Hampton Court Palace: Jane visits about twice a month. There is a continuous programme of conservation. There is a lot of Tudor fabric and it is possible to read the architecture and see the differences between Wolsey’s and Henry VIII’s palace. Up in the roof some rare Tudor decoration has been discovered which has been recorded and protected and samples taken for dendrochronology. Outside the making of a “Magic Garden” is giving the opportunity to look for the former tiltyard which was near the surviving Tilt Tower, an eighteenth century kitchen garden, eighteenth century paths and evidence of former hothouses and Tudor walls. There should also be debris from the destruction of Wolsey’s palace.

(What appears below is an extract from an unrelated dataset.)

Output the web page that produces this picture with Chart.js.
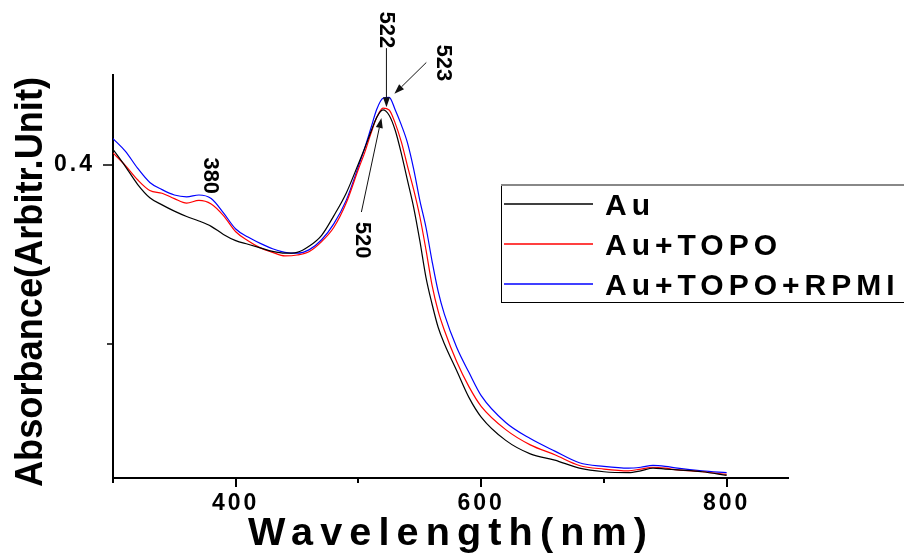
<!DOCTYPE html>
<html>
<head>
<meta charset="utf-8">
<title>UV-Vis Au</title>
<script src="https://cdn.jsdelivr.net/npm/chart.js@4.4.1/dist/chart.umd.min.js"></script>
<style>
    html, body { margin: 0; padding: 0; background: #fff; }
    #wrap { position: relative; width: 904px; height: 555px; }
</style>
</head>
<body>
<div id="wrap"><canvas id="uvChart"></canvas></div>
<script>
// длины волн (nm), общие для трёх спектров
const wavelengths = [300, 310, 320, 330, 340, 350, 360, 370, 380, 390, 400, 410, 420, 430, 440, 450, 460, 470, 480, 490,
    500, 505, 510, 515, 520, 525, 530, 535, 540, 545, 550, 555, 560, 565, 570, 580, 590, 600, 620, 640,
    660, 680, 700, 720, 730, 740, 750, 760, 780, 800];

const absAu = [0.417, 0.398, 0.378, 0.363, 0.355, 0.348, 0.342, 0.337, 0.331, 0.322, 0.315, 0.311, 0.307, 0.303, 0.301, 0.302, 0.309, 0.321, 0.343, 0.368,
    0.401, 0.418, 0.436, 0.453, 0.461, 0.455, 0.438, 0.412, 0.382, 0.352, 0.315, 0.274, 0.244, 0.218, 0.200, 0.170, 0.140, 0.118, 0.092, 0.077,
    0.070, 0.061, 0.057, 0.056, 0.058, 0.061, 0.060, 0.059, 0.057, 0.053];

const absAuTopo = [0.413, 0.399, 0.383, 0.371, 0.368, 0.362, 0.357, 0.360, 0.356, 0.343, 0.325, 0.315, 0.307, 0.302, 0.298, 0.299, 0.303, 0.314, 0.330, 0.357,
    0.395, 0.413, 0.434, 0.453, 0.463, 0.461, 0.446, 0.425, 0.398, 0.372, 0.342, 0.305, 0.265, 0.236, 0.215, 0.180, 0.152, 0.130, 0.104, 0.087,
    0.076, 0.064, 0.060, 0.058, 0.060, 0.062, 0.061, 0.059, 0.057, 0.054];

const absAuTopoRpmi = [0.429, 0.415, 0.396, 0.380, 0.372, 0.366, 0.364, 0.366, 0.362, 0.346, 0.328, 0.319, 0.312, 0.306, 0.302, 0.301, 0.305, 0.316, 0.334, 0.360,
    0.398, 0.418, 0.440, 0.462, 0.474, 0.475, 0.461, 0.444, 0.424, 0.395, 0.360, 0.330, 0.292, 0.258, 0.233, 0.196, 0.168, 0.142, 0.112, 0.094,
    0.080, 0.067, 0.063, 0.061, 0.062, 0.064, 0.063, 0.061, 0.058, 0.056];

const seriesLabels = ['Au', 'Au+TOPO', 'Au+TOPO+RPMI'];
const seriesColors = ['#000000', '#ff0000', '#0000ff'];

// деления осей
const xMajorTicks = [400, 600, 800];
const xMinorTicks = [300, 500, 700];
const yMajorTicks = [0.4];
const yMinorTicks = [0.2];

// подписи пиков: текст, точка начала текста [nm, abs], стрелка от -> до
const peakNotes = [
    { text: '522', at: [517.3, 0.571], from: [522.8, 0.530], to: [522.8, 0.464] },
    { text: '523', at: [564.2, 0.534], from: [555.3, 0.514], to: [529.3, 0.479] },
    { text: '520', at: [497.6, 0.336], from: [502.4, 0.347], to: [518.7, 0.452] },
    { text: '380', at: [374.0, 0.408], from: null, to: null }
];

const FONT = '"Liberation Sans", Arial, sans-serif';

function drawText(ctx, text, x, y, opts) {
    const sp = opts.spacing || 0;
    ctx.save();
    ctx.font = opts.font;
    ctx.letterSpacing = sp + 'px';
    ctx.translate(x, y);
    if (opts.angle) ctx.rotate(opts.angle);
    const w = ctx.measureText(text).width - sp;
    if (opts.width) ctx.scale(opts.width / w, 1);
    ctx.textAlign = 'left';
    ctx.textBaseline = 'alphabetic';
    ctx.fillStyle = '#000';
    ctx.fillText(text, 0, 0);
    ctx.restore();
}

function arrow(ctx, x1, y1, x2, y2) {
    const a = Math.atan2(y2 - y1, x2 - x1);
    const len = 10, half = 3.5;
    ctx.beginPath();
    ctx.moveTo(x1, y1);
    ctx.lineTo(x2 - Math.cos(a) * len, y2 - Math.sin(a) * len);
    ctx.stroke();
    ctx.beginPath();
    ctx.moveTo(x2, y2);
    ctx.lineTo(x2 - Math.cos(a) * len - Math.sin(a) * half, y2 - Math.sin(a) * len + Math.cos(a) * half);
    ctx.lineTo(x2 - Math.cos(a) * len + Math.sin(a) * half, y2 - Math.sin(a) * len - Math.cos(a) * half);
    ctx.closePath();
    ctx.fill();
}

// тики, подписи осей, легенда и стрелки
const decorPlugin = {
    id: 'decor',
    beforeDraw(chart) {
        chart.ctx.letterSpacing = '3px';
    },
    afterDraw(chart) {
        const ctx = chart.ctx;
        const xs = chart.scales.x, ys = chart.scales.y;
        const area = chart.chartArea;
        ctx.save();
        ctx.letterSpacing = '0px';
        ctx.strokeStyle = '#000';
        ctx.fillStyle = '#000';
        ctx.lineWidth = 2;

        // деления оси X (наружу, вниз)
        xMajorTicks.forEach(v => {
            const px = Math.round(xs.getPixelForValue(v));
            ctx.beginPath(); ctx.moveTo(px, area.bottom); ctx.lineTo(px, area.bottom + 9); ctx.stroke();
        });
        xMinorTicks.forEach(v => {
            const px = Math.round(xs.getPixelForValue(v));
            ctx.beginPath(); ctx.moveTo(px, area.bottom); ctx.lineTo(px, area.bottom + 5); ctx.stroke();
        });
        // деления оси Y (наружу, влево)
        ctx.lineWidth = 1.5;
        yMajorTicks.forEach(v => {
            const py = Math.round(ys.getPixelForValue(v));
            ctx.beginPath(); ctx.moveTo(area.left, py); ctx.lineTo(area.left - 10, py); ctx.stroke();
        });
        yMinorTicks.forEach(v => {
            const py = Math.round(ys.getPixelForValue(v));
            ctx.beginPath(); ctx.moveTo(area.left, py); ctx.lineTo(area.left - 6, py); ctx.stroke();
        });

        // подписи осей
        drawText(ctx, 'Wavelength(nm)', 248, 545, { font: 'bold 39px ' + FONT, spacing: 7, width: 399 });
        drawText(ctx, 'Absorbance(Arbitr.Unit)', 42, 487, { font: 'bold 38px ' + FONT, angle: -Math.PI / 2, width: 410 });

        // легенда
        const lx = 501, ly = 185, lw = 420, lh = 117;
        ctx.lineWidth = 1;
        ctx.strokeStyle = '#000';
        ctx.strokeRect(lx + 0.5, ly + 0.5, lw, lh);
        ctx.strokeStyle = '#888';
        ctx.lineWidth = 2;
        ctx.beginPath(); ctx.moveTo(lx, ly); ctx.lineTo(lx + lw, ly); ctx.stroke();
        chart.data.datasets.forEach((ds, i) => {
            const yy = 204 + i * 40;
            ctx.strokeStyle = ds.borderColor;
            ctx.lineWidth = 1.5;
            ctx.beginPath(); ctx.moveTo(504, yy); ctx.lineTo(593, yy); ctx.stroke();
            drawText(ctx, ds.label, 605, yy + 11, { font: 'bold 30px ' + FONT, spacing: 5 });
        });

        // подписи пиков со стрелками
        ctx.strokeStyle = '#111';
        ctx.fillStyle = '#111';
        ctx.lineWidth = 1;
        peakNotes.forEach(n => {
            drawText(ctx, n.text, xs.getPixelForValue(n.at[0]), ys.getPixelForValue(n.at[1]),
                { font: 'bold 22px ' + FONT, angle: Math.PI / 2 });
            if (n.from) {
                ctx.strokeStyle = '#111';
                ctx.fillStyle = '#111';
                arrow(ctx, xs.getPixelForValue(n.from[0]), ys.getPixelForValue(n.from[1]),
                    xs.getPixelForValue(n.to[0]), ys.getPixelForValue(n.to[1]));
            }
        });
        ctx.restore();
    }
};

const seriesValues = [absAu, absAuTopo, absAuTopoRpmi];

const ctx = document.getElementById('uvChart').getContext('2d');
new Chart(ctx, {
    type: 'line',
    data: {
        datasets: seriesValues.map((vals, i) => ({
            label: seriesLabels[i],
            data: wavelengths.map((w, j) => ({ x: w, y: vals[j] })),
            borderColor: seriesColors[i],
            borderWidth: 1.2,
            pointRadius: 0,
            cubicInterpolationMode: 'monotone',
            fill: false
        }))
    },
    options: {
        responsive: true,
        maintainAspectRatio: false,
        animation: false,
        layout: { padding: { top: 75, right: 116, left: 0, bottom: 0 } },
        plugins: {
            legend: { display: false },
            tooltip: { enabled: false }
        },
        scales: {
            x: {
                type: 'linear',
                min: 300,
                max: 850,
                afterBuildTicks: s => { s.ticks = xMajorTicks.map(v => ({ value: v })); },
                afterFit: s => { s.height = 77; },
                grid: { display: false, drawTicks: false },
                border: { display: true, color: '#000', width: 2 },
                ticks: {
                    padding: 12,
                    color: '#000',
                    maxRotation: 0,
                    font: { family: FONT, size: 23, weight: 'bold' }
                }
            },
            y: {
                type: 'linear',
                min: 0.05,
                max: 0.5,
                afterBuildTicks: s => { s.ticks = yMajorTicks.map(v => ({ value: v })); },
                afterFit: s => { s.width = 113; },
                grid: { display: false, drawTicks: false },
                border: { display: true, color: '#000', width: 2 },
                ticks: {
                    padding: 18,
                    color: '#000',
                    font: { family: FONT, size: 23, weight: 'bold' },
                    callback: v => v.toFixed(1)
                }
            }
        }
    },
    plugins: [decorPlugin]
});
</script>
</body>
</html>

Merton Abbey: Not a salubrious area to visit, but HLF funding has been granted: Round One is a scheme to open up the Chapter House and make it more accessible for visitors. A series of test pits has been dug both inside and outside the Chapter House which have revealed old wall lines and badly damaged burials. In the 1980s it was filled up with ballast which is being taken out. Round Two will be work on an Interpretation Centre and the undercroft under the road. Someone had preserved a lot of the moulded stone from the Abbey and this will be used.
Shene Charterhouse: The last bit of fieldwork is not yet finished.
Scadbury Moated Manor House, Bromley: The home of Thomas Walsingham, brother to Francis, Spymaster to Elizabeth I. The Orpington and District Archaeological Society is looking for the medieval moat plus other medieval and WWII elements. There has been a grant for moving spoil and shoring up. Natural England might be persuaded to put in some money.
Lesnes Abbey, Bexley: This has been awarded Lottery funding for Round Two of conservation work. Publicly accessible, the most complete medieval monastery site in London but not well understood. The monastery buildings are marked out in the ground. This site is under-visited but HLF money will pay for a new Visitors Centre and hopefully this will help raise its profile.